We have heard the rival submissions and perused the materials available on record. We find that the ld. CIT(A) had observed that the assessee had submitted ledger account of brokerage expenses along with copies of expenses made during the year. Since the said issue was already decided in favour of the assessee by the order of his predecessor in the case of Candor Gurgaon Two Developers & Projects Pvt Ltd vide order dated 22.2.2019, the ld. CIT(A) deleted the disallowance made for the year under consideration also, after ascertaining that the factual matrix in both the cases are exactly identical. Further we find that this issue was subject matter of adjudication by the co-ordinate bench of Delhi Tribunal in the case of Candor Kolkata One Hi-Tech Structures Pvt Ltd vs ACIT in for Asst Year 2013-14 dated 22.11.2023, wherein it was held as under:-
“4. Apropos brokerage expenses: The AO disallowed the claim of brokerage paid by the assessee amounting to Rs. 1,58,22,131/- for enabling it to lease part of the SEZ premises to three parties. Assessee provided names and addresses of the parties along with invoices. However, AO was not satisfied. He wanted the copy of agreement or documentary evidence in support of the claim for payment of brokerage and services rendered by the parties. In absence of the same, AO disallowed the claim. Upon assessee's appeal, Id. CIT (A) referring to its earlier order, confirmed the same.
Against the above order, assessee has filed appeal before us. We have heard both the parties and perused the records.
Ld. Counsel of the assessee submitted that in assessee's group concern, on similar facts and circumstances, ITAT had decided the issue in favour of the assessee.
Per contra, Id. DR for the Revenue did not dispute this proposition.
We note that ITAT in bunch of appeals being & ors. in the case of M/s. Candor Gurgaon Two Developers and Projects Pvt. Ltd. vide order dated 14.06.2023 has decided the similar issue as under:- "8. As with regard to the issue no.5 being ground of brokerage in ITA No.3879/Del/2018, it can be observe that the invoices produced on behalf of the appellant at page no.1 and 3 of the paper book clearly mention the details of the premises let out and the party to whom the lease was made. The copies of lease deed have also been placed on record. Ld. Tax Authorities have fallen in error in want of more evidences. When assessee is engaged in the business of rental of the properties then engaging brokers for procurement of the tenants is a common practice and the expenses of brokerage thus, have to be considered to have been incurred in ordinary course of business.
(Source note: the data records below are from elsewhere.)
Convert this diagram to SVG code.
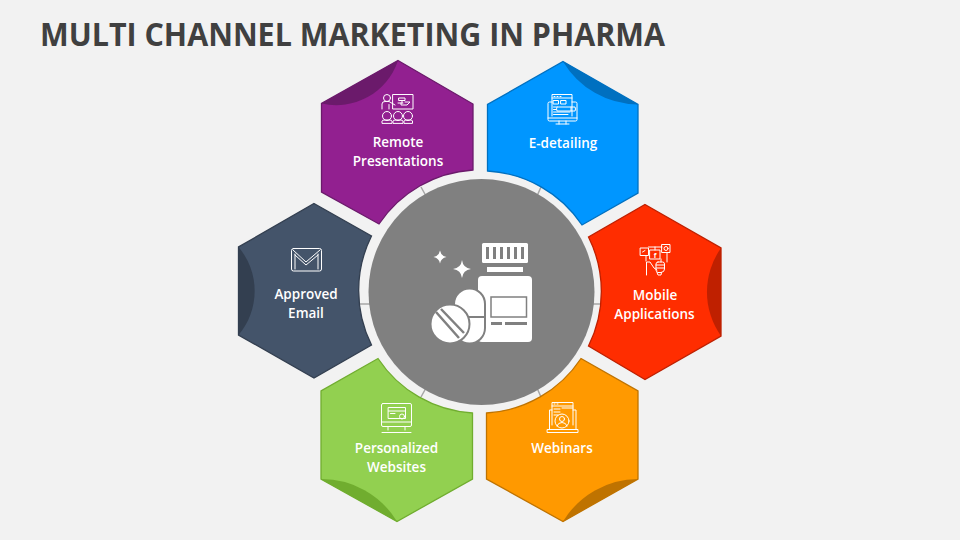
<svg xmlns="http://www.w3.org/2000/svg" width="960" height="540" viewBox="0 0 960 540">
<style>
.hex{stroke-width:1.3;stroke-linejoin:miter}
.lb{font-family:"Open Sans","Liberation Sans",sans-serif;font-size:13.500px;font-weight:600;fill:#fff;text-anchor:middle}
.ic{fill:none;stroke:#fff;stroke-width:1;stroke-linejoin:round;stroke-linecap:round}
.tick{stroke:#a6a6a6;stroke-width:1.5;fill:none}
.w{fill:#fff}
.g{fill:#808080}
</style>
<rect width="960" height="540" fill="#f2f2f2"/>
<text id="title" x="40" y="46" font-family="'Open Sans','Liberation Sans',sans-serif" font-weight="700" font-size="32" fill="#404040" textLength="625" lengthAdjust="spacingAndGlyphs">MULTI CHANNEL MARKETING IN PHARMA</text>

<g id="connectors">
<path class="tick" d="M421 187L426 196M541 187L537 196M593 304H603M360 304H370M421 397L426 388M541 397L537 388"/>
</g>

<g id="node-remote">
<path class="hex" fill="#922090" stroke="#6b1a6b" d="M398 60.500L473 104V170A122 122 0 0 0 379 224L321.500 192V103.500Z"/>
<path fill="#6b1a6b" d="M321.500 103.500A65 65 0 0 0 398 60.500Z"/>
<g class="ic">
<rect x="393" y="94.500" width="20" height="14.500"/>
<circle cx="387" cy="98" r="3.500"/>
<path d="M382 109V104Q382 101.500 385 101.500H389L395 105M389 109V104.500M399 98H405V100.500H399ZM402 100.500V103M398 103H403M405 102H410L407 105H401V103"/>
<circle cx="387" cy="116" r="4.500"/><circle cx="398" cy="116" r="4.500"/><circle cx="408" cy="116" r="4.500"/>
<path d="M382 123V121Q382 120 385 120H389Q392 120 392 121V123ZM393 123V121Q393 120 396 120H400Q403 120 403 121V123ZM404 123V121Q404 120 406 120H410Q412.500 120 412.500 121V123Z"/>
</g>
<text class="lb" x="398" y="147">Remote</text>
<text class="lb" x="398" y="166">Presentations</text>
</g>

<g id="node-edetailing">
<path class="hex" fill="#0096ff" stroke="#0070c0" d="M563 61.500L638 104.500V193L582 225A122 122 0 0 0 487.500 171V104.500Z"/>
<path fill="#0070c0" d="M563 61.500A88 88 0 0 0 638 104.500Z"/>
<g class="ic">
<path d="M552 102H549.500Q548 102 548 103.500V119.500Q548 121 549.500 121H575.500Q577 121 577 119.500V103.500Q577 102 575.500 102H572"/>
<path d="M552 116V94.500H572V116M552 98H572M554 96.500H555M557 96.500H558M560 96.500H561"/>
<rect x="553.500" y="100.500" width="5" height="3.500"/><rect x="561" y="100.500" width="5" height="3.500"/>
<path d="M553.500 107H556M553.500 109.500H556M553.500 112H570M553.500 114.500H568M557 107H575Q576 109 575 111H557Q556 109 557 107ZM571 107V111"/>
<path d="M556 124H569M559 121V124M566 121V124M548 118H577"/>
</g>
<text class="lb" x="563" y="148">E-detailing</text>
</g>

<g id="node-mobile">
<path class="hex" fill="#ff2d00" stroke="#bf2000" d="M645 204.500L721 248V336L645 379.500L588.500 346A122 122 0 0 0 588.500 237Z"/>
<path fill="#bf2000" d="M721 248A76 76 0 0 0 721 336Z"/>
<g class="ic">
<rect x="640.500" y="248" width="8" height="7.500"/>
<rect x="650" y="250" width="10" height="9"/>
<rect x="662" y="244.500" width="8" height="8"/>
<circle cx="666" cy="248.500" r="2"/>
<path d="M642.500 252L645 250.500M648.500 247H662M655 247V250M646 255.500V261M661 259V262M667 253V262"/>
<path d="M646.500 275V262H650L654 268L657 270"/>
<path d="M658 262H662.500Q664.500 262 664.500 264V269Q664.500 272 661 272.500H658Q656 272 656 270V264Q656 262 658 262ZM656 265H664.500M656 268H664.500M657 272.500L658 275H661L661.500 272.500"/>
</g>
<text x="655" y="257.500" font-family="'Open Sans','Liberation Sans',sans-serif" font-size="7" font-weight="700" fill="#fff" text-anchor="middle">f</text>
<text class="lb" x="655" y="300">Mobile</text>
<text class="lb" x="654.500" y="319">Applications</text>
</g>

<g id="node-webinars">
<path class="hex" fill="#ff9900" stroke="#bf7300" d="M581 358.500L638 391V479L563 521.500L486.500 479V413A122 122 0 0 0 581 358.500Z"/>
<path fill="#bf7300" d="M638 479A88 88 0 0 0 563 521.500Z"/>
<g class="ic">
<path d="M552 425V402.500H573V425M552 406H573M554 404H555M557 404H558M554 409H560M554 412H560M554 415H558M562 408H573"/>
<path d="M552 410H549.500V429M573 410H576V429M547.500 429.500H578V432.500H547.500Z"/>
<circle cx="562" cy="421" r="7"/><circle cx="562" cy="419" r="2.500"/>
<path d="M557 426Q558 422.500 562 422.500Q566 422.500 567 426"/>
</g>
<text class="lb" x="562" y="453">Webinars</text>
</g>

<g id="node-websites">
<path class="hex" fill="#92d050" stroke="#70ad2f" d="M378 358.500A122 122 0 0 0 472.500 413V479L397 521.500L321 479V391Z"/>
<path fill="#70ad2f" d="M321 479A88 88 0 0 1 397 521.500Z"/>
<g class="ic">
<rect x="381.500" y="403.500" width="30" height="23" rx="1.500"/>
<path d="M381.500 422H411.500M388 426.500V430M405 426.500V430M382 432.500H411"/>
<rect x="388.500" y="407.500" width="17" height="11"/>
<path d="M388.500 411H405.500M390.500 413.500H395"/>
<circle cx="402" cy="416.500" r="2.500"/>
</g>
<text class="lb" x="396.500" y="453">Personalized</text>
<text class="lb" x="396.500" y="472">Websites</text>
</g>

<g id="node-email">
<path class="hex" fill="#44546a" stroke="#333f50" d="M314 203.500L371.500 236A122 122 0 0 0 371.500 345L314 378L238.500 335V247Z"/>
<path fill="#333f50" d="M238.500 247A68 68 0 0 1 238.500 335Z"/>
<g class="ic">
<rect x="291.500" y="248.500" width="30" height="22.500" rx="2"/>
<path d="M293 250L306 262L320 250M295 254V269M318 254V269M295 255L306 265L318 255"/>
</g>
<text class="lb" x="306" y="299">Approved</text>
<text class="lb" x="306" y="318">Email</text>
</g>

<g id="node-center">
<circle cx="481.500" cy="292" r="113" fill="#808080"/>
<rect class="w" x="482" y="243" width="46" height="20" rx="1.500"/>
<path class="g" d="M486 247h3v12h-3zM493 247h3v12h-3zM500 247h3v12h-3zM507 247h3v12h-3zM514 247h3v12h-3zM521 247h3v12h-3z"/>
<rect class="w" x="487" y="267" width="36" height="5"/>
<rect class="w" x="478" y="276" width="54" height="66" rx="4"/>
<rect x="491" y="297" width="35.500" height="20" fill="none" stroke="#808080" stroke-width="1.500"/>
<rect class="g" x="491" y="322" width="11" height="3"/>
<rect class="g" x="505" y="322" width="22" height="3"/>
<rect x="454" y="288.500" width="31" height="55" rx="15.500" fill="#fff" stroke="#808080" stroke-width="2"/>
<rect class="g" x="455" y="316" width="31" height="2"/>
<circle cx="450" cy="324" r="19.500" fill="#fff" stroke="#808080" stroke-width="2"/>
<path d="M436 312L459 338M441 309L464 333" stroke="#808080" stroke-width="2.500" fill="none"/>
<path class="w" d="M440 250.500Q441 256 446.500 257Q441 258 440 263.500Q439 258 433.500 257Q439 256 440 250.500Z"/>
<path class="w" d="M462 260Q463 268 471 269Q463 270 462 278Q461 270 453 269Q461 268 462 260Z"/>
</g>
</svg>
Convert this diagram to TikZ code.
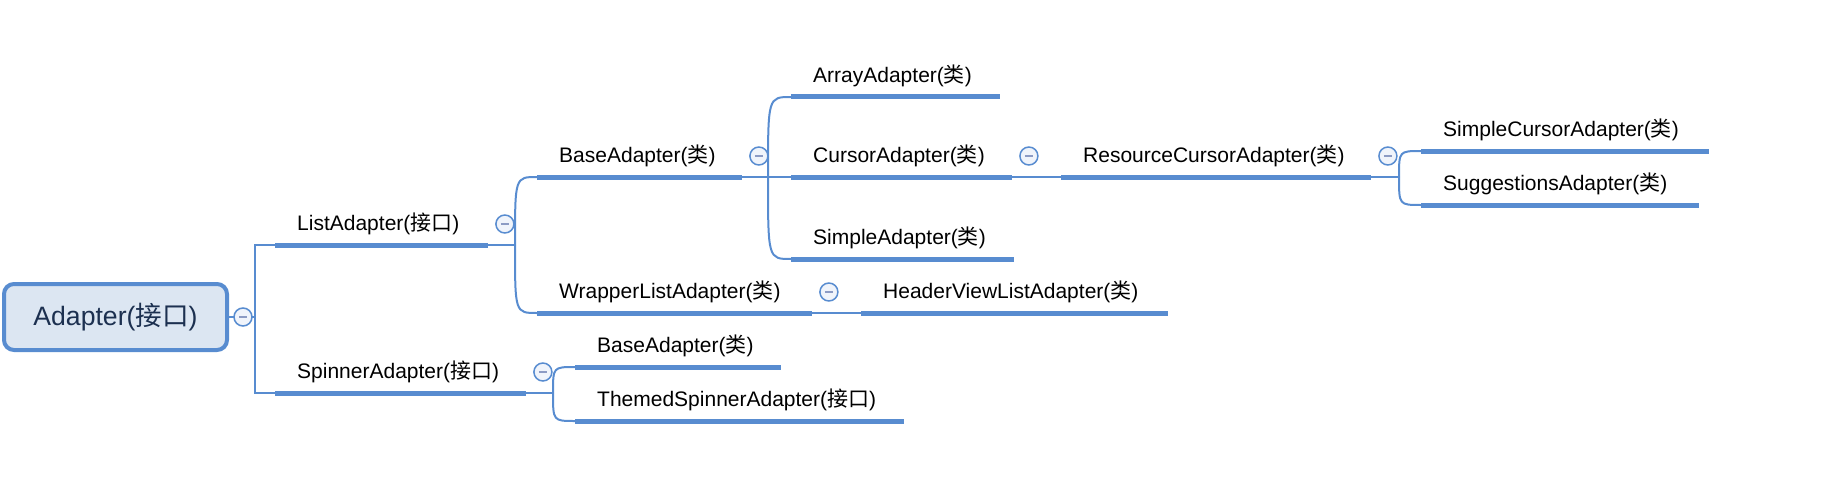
\documentclass[tikz,border=0pt]{standalone}
\usepackage{fontspec}
\setmainfont{Liberation Sans}
\newfontfamily\cjk{Noto Sans CJK SC}
\usetikzlibrary{calc}
\definecolor{mapblue}{RGB}{88,140,208}
\definecolor{rootfill}{RGB}{220,230,242}
\definecolor{roottext}{RGB}{28,48,80}
\definecolor{foldfill}{RGB}{240,244,251}
\definecolor{foldbar}{RGB}{140,155,196}
\newcommand{\jk}{{\cjk 接口}}
\newcommand{\lei}{{\cjk 类}}
\tikzset{
    root/.style={draw=mapblue, fill=rootfill, line width=4pt, rounded corners=10pt,
        minimum width=223pt, minimum height=66pt, text=roottext,
        font=\fontsize{26.6}{30}\selectfont},
    topic/.style={anchor=south west, inner xsep=22pt, inner ysep=14pt, text height=15pt,
        text depth=0pt, align=left, text width=#1, font=\fontsize{21}{25}\selectfont},
    uline/.style={draw=mapblue, line width=5pt},
    link/.style={draw=mapblue, line width=2pt},
    fold/.style={draw=mapblue, circle, fill=foldfill, line width=1.5pt, minimum size=18pt,
        inner sep=0pt, text=foldbar}
}
\begin{document}
\begin{tikzpicture}[x=1pt, y=-1pt]
        \useasboundingbox (0,0) rectangle (1830,484);

        \node [root] (adapter) at (115.5, 317) {Adapter(\jk)};

        \node [topic=169pt] (list)     at (275, 245)  {ListAdapter(\jk)};
        \node [topic=207pt] (spin)     at (275, 393)  {SpinnerAdapter(\jk)};
        \node [topic=161pt] (base)     at (537, 177)  {BaseAdapter(\lei)};
        \node [topic=231pt] (wrapper)  at (537, 313)  {WrapperListAdapter(\lei)};
        \node [topic=165pt] (array)    at (791, 97)   {ArrayAdapter(\lei)};
        \node [topic=177pt] (cursor)   at (791, 177)  {CursorAdapter(\lei)};
        \node [topic=179pt] (simple)   at (791, 259)  {SimpleAdapter(\lei)};
        \node [topic=266pt] (resource) at (1061, 177) {ResourceCursorAdapter(\lei)};
        \node [topic=263pt] (header)   at (861, 313)  {HeaderViewListAdapter(\lei)};
        \node [topic=244pt] (scursor)  at (1421, 151) {SimpleCursorAdapter(\lei)};
        \node [topic=234pt] (suggest)  at (1421, 205) {SuggestionsAdapter(\lei)};
        \node [topic=162pt] (sbase)    at (575, 367)  {BaseAdapter(\lei)};
        \node [topic=285pt] (themed)   at (575, 421)  {ThemedSpinnerAdapter(\jk)};

        \coordinate (jroot) at (255, 317);
        \coordinate (jlist) at (515, 245);
        \coordinate (jbase) at (768, 177);
        \coordinate (jres)  at (1399, 177);
        \coordinate (jspin) at (553, 393);

        % branches
        \draw [link] (adapter.east) -- (jroot);
        \draw [link] (list.south west) -| (jroot) |- (spin.south west);
        \draw [link] (list.south east) -- (jlist);
        \draw [link] (jlist) .. controls (jlist |- base.south west) .. (base.south west);
        \draw [link] (jlist) .. controls (jlist |- wrapper.south west) .. (wrapper.south west);
        \draw [link] (base.south east) -- (jbase) -- (cursor.south west);
        \draw [link] (jbase) .. controls (jbase |- array.south west) .. (array.south west);
        \draw [link] (jbase) .. controls (jbase |- simple.south west) .. (simple.south west);
        \draw [link] (cursor.south east) -- (resource.south west);
        \draw [link] (resource.south east) -- (jres);
        \draw [link] (jres) .. controls (jres |- scursor.south west) .. (scursor.south west);
        \draw [link] (jres) .. controls (jres |- suggest.south west) .. (suggest.south west);
        \draw [link] (wrapper.south east) -- (header.south west);
        \draw [link] (spin.south east) -- (jspin);
        \draw [link] (jspin) .. controls (jspin |- sbase.south west) .. (sbase.south west);
        \draw [link] (jspin) .. controls (jspin |- themed.south west) .. (themed.south west);

        % underlines
        \draw [uline] (list.south west) -- (list.south east);
        \draw [uline] (spin.south west) -- (spin.south east);
        \draw [uline] (base.south west) -- (base.south east);
        \draw [uline] (wrapper.south west) -- (wrapper.south east);
        \draw [uline] (array.south west) -- (array.south east);
        \draw [uline] (cursor.south west) -- (cursor.south east);
        \draw [uline] (simple.south west) -- (simple.south east);
        \draw [uline] (resource.south west) -- (resource.south east);
        \draw [uline] (header.south west) -- (header.south east);
        \draw [uline] (scursor.south west) -- (scursor.south east);
        \draw [uline] (suggest.south west) -- (suggest.south east);
        \draw [uline] (sbase.south west) -- (sbase.south east);
        \draw [uline] (themed.south west) -- (themed.south east);

        % fold markers
        \node [fold] (adapterfold)  at (243, 317) {\rule{8pt}{2pt}};
        \node [fold] (listfold)     at ($(list.south east)+(16.5,-21)$) {\rule{8pt}{2pt}};
        \node [fold] (spinfold)     at ($(spin.south east)+(16.5,-21)$) {\rule{8pt}{2pt}};
        \node [fold] (basefold)     at ($(base.south east)+(16.5,-21)$) {\rule{8pt}{2pt}};
        \node [fold] (wrapperfold)  at ($(wrapper.south east)+(16.5,-21)$) {\rule{8pt}{2pt}};
        \node [fold] (cursorfold)   at ($(cursor.south east)+(16.5,-21)$) {\rule{8pt}{2pt}};
        \node [fold] (resourcefold) at ($(resource.south east)+(16.5,-21)$) {\rule{8pt}{2pt}};
    \end{tikzpicture}
\end{document}
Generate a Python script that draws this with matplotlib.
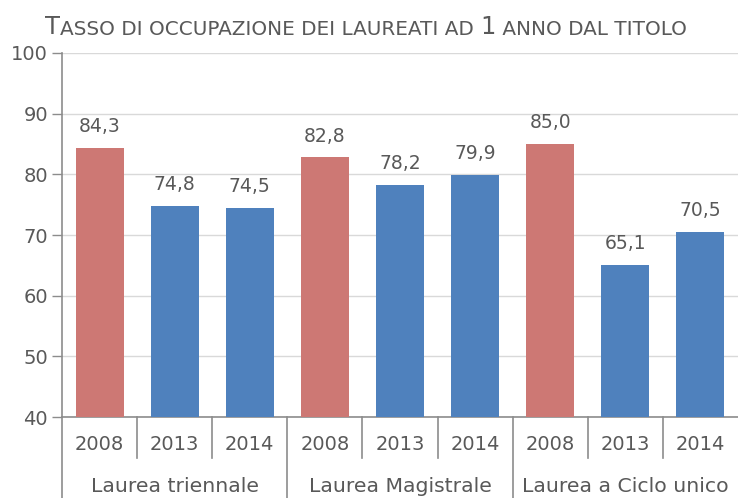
import matplotlib
matplotlib.use("Agg")
import matplotlib.pyplot as plt
import matplotlib.transforms as mtransforms

groups = ["Laurea triennale", "Laurea Magistrale", "Laurea a Ciclo unico"]
years = ["2008", "2013", "2014"]
values = [84.3, 74.8, 74.5, 82.8, 78.2, 79.9, 85.0, 65.1, 70.5]
yticks = [40, 50, 60, 70, 80, 90, 100]

RED = "#CD7874"
BLUE = "#4F81BD"
TXT = "#595959"
LINE = "#8C8C8C"
GRID = "#D9D9D9"
plt.rcParams['font.family'] = ['DejaVu Sans']

fig = plt.figure(figsize=(7.38, 4.98), dpi=100)
ax = fig.add_axes([62/738, 1-417/498, 676/738, 364/498])

n = len(values)
xs = list(range(n))
colors = [RED if years[i % 3] == "2008" else BLUE for i in range(n)]
bars = ax.bar(xs, [v - 40 for v in values], bottom=40, width=0.64, color=colors, zorder=3)
for x, v in zip(xs, values):
    ax.annotate(f"{v:.1f}".replace(".", ","), (x, v), xytext=(0, 8.5), textcoords="offset points",
                ha="center", va="bottom", fontsize=13.5, color=TXT)

ax.set_ylim(40, 100)
ax.set_xlim(-0.5, n - 0.5)
ax.set_yticks(yticks)
ax.set_yticklabels([str(t) for t in yticks], fontsize=14, color=TXT)
ax.yaxis.grid(True, color=GRID, linewidth=1, zorder=0)
ax.tick_params(axis='y', length=7, width=1, color=LINE, pad=3)
ax.set_xticks([])
for s in ["top", "right"]:
    ax.spines[s].set_visible(False)
ax.spines["left"].set_color(LINE)
ax.spines["bottom"].set_color(LINE)
ax.spines["left"].set_linewidth(1.2)
ax.spines["bottom"].set_linewidth(1.2)

trans = mtransforms.blended_transform_factory(ax.transData, ax.transAxes)
for i in range(1, n):
    if i % 3 != 0:
        ax.plot([i - 0.5, i - 0.5], [0, -0.113], transform=trans, color=LINE, lw=1.2, clip_on=False)
for i in range(0, n, 3):
    ax.plot([i - 0.5, i - 0.5], [0, -0.23], transform=trans, color=LINE, lw=1.2, clip_on=False)
for i in range(n):
    ax.text(i, -0.075, years[i % 3], transform=trans, ha="center", va="center", fontsize=14, color=TXT)
for g, name in enumerate(groups):
    ax.text(3 * g + 1, -0.19, name, transform=trans, ha="center", va="center", fontsize=14.7, color=TXT)

# title in small caps style
t1 = fig.text(45/738, 1-34/498, "T", fontsize=17.5, color=TXT, ha="left", va="baseline")
t2 = ax.annotate("ASSO DI OCCUPAZIONE DEI LAUREATI AD ", xy=(1, 0), xycoords=t1, fontsize=14.4,
                 color=TXT, ha="left", va="bottom")
t3 = ax.annotate("1", xy=(1, 0), xycoords=t2, fontsize=17.5, color=TXT, ha="left", va="bottom")
t4 = ax.annotate(" ANNO DAL TITOLO", xy=(1, 0), xycoords=t3, fontsize=14.4, color=TXT, ha="left", va="bottom")

fig.savefig("out.png", dpi=100)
9. Apart from that Id. Counsel for the assessee has argued that in any case, the whole income of the assessee is tax free by virtue of Section 801AB of the Act so the disallowance of expenditure makes the issue revenue neutral. Thus, the ground raised in is decided in favour of the assessee." We find that the aforesaid case is fully applicable in the present case and accordingly, this issue is decided in favour of the assessee.”
Respectfully following the same, the grounds raised by the revenue are dismissed.
To sum up, the appeal of the assessee is partly allowed for statistical purposes and appeal of the revenue is dismissed.
Order pronounced in open court on 01.05.2024.